What Is a Good ATS Score? Resume Match Rate Explained for Experienced Professionals
You have decades of accomplishments, yet your applications vanish into silence. The problem is rarely your experience. It is how a piece of software reads your resume before any human does.
# What Is a Good ATS Score? Resume Match Rate Explained for Experienced Professionals
You have twenty or thirty years of hard-won results behind you, and yet your applications keep disappearing into a void with no reply. The painful truth is that a piece of software is often the first thing to read your resume, and it does not care how impressive your career has been if it cannot find what it is looking for.

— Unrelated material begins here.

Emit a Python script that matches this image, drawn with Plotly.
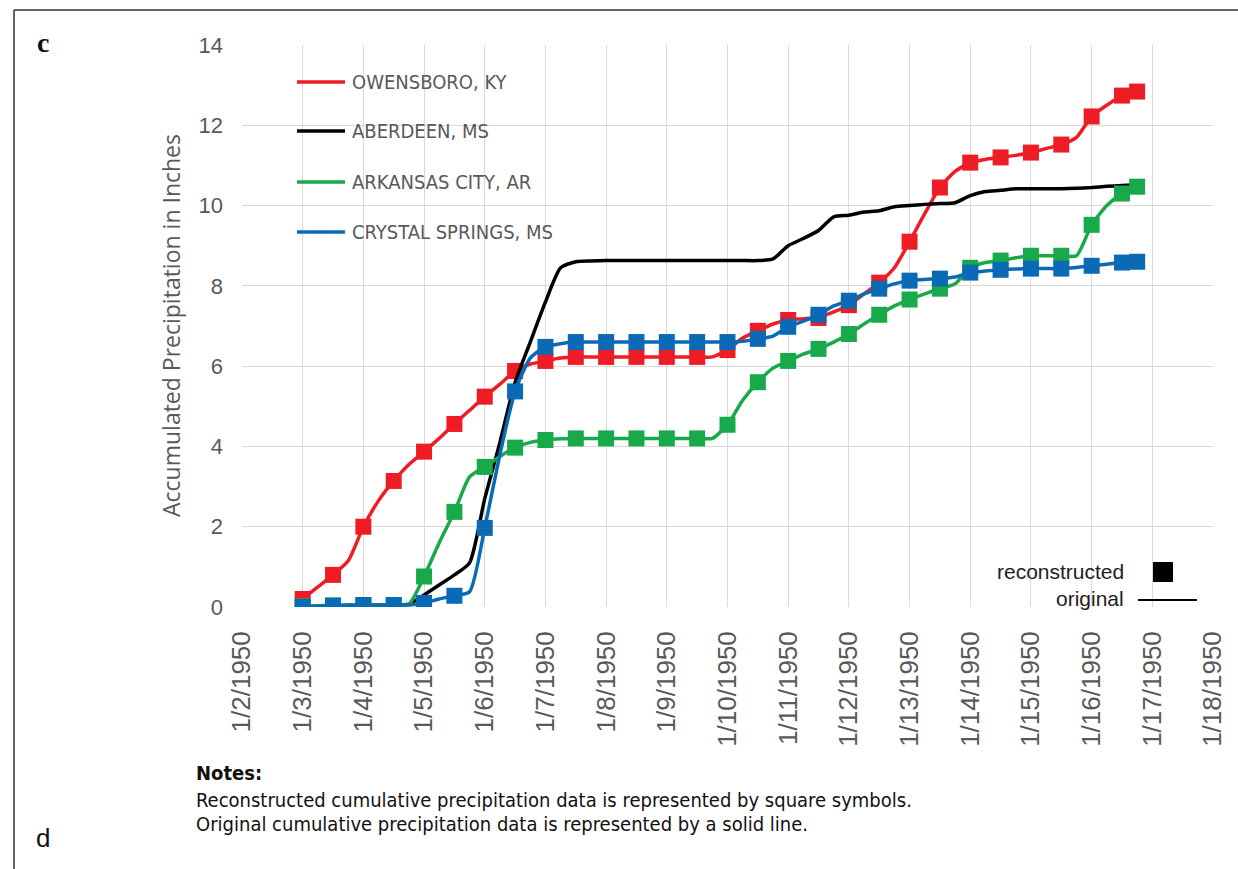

If you have started seeing the phrase "ATS score" or "match rate" attached to resume tools, you are right to be skeptical and right to be curious. There is a lot of noise around the topic, much of it written for entry-level job seekers and almost none of it written with respect for someone who has led teams, closed deals, shipped products, or carried a P&L. This article is the version you deserve. It explains what these scores actually measure, what a good ATS score really looks like, and how to read your own number without falling for hype or panic.
TL;DR: Key Takeaways
- An ATS score, sometimes called a match rate, estimates how well your resume aligns with a specific job description as a piece of software would read it. It is a measure of fit and findability, not a measure of your worth.
- There is no universal passing grade, but a strong target for a given role is a match in the 75 to 90 percent range. Aiming for a literal 100 percent is usually a sign you are stuffing keywords, which backfires.
- A high keyword match matters because many companies filter and rank applicants before a recruiter ever opens a resume. If the system cannot connect your experience to the role, a human may never see it.
- For experienced professionals, two scores quietly matter at once: how well you match the role, and how many age-revealing signals your resume carries. Both shape whether you get the call.
- The most useful score is not a single number. It is a number plus a clear, specific list of what to fix.
- A thorough resume analysis turns a vague feeling of being ignored into a concrete, fixable checklist.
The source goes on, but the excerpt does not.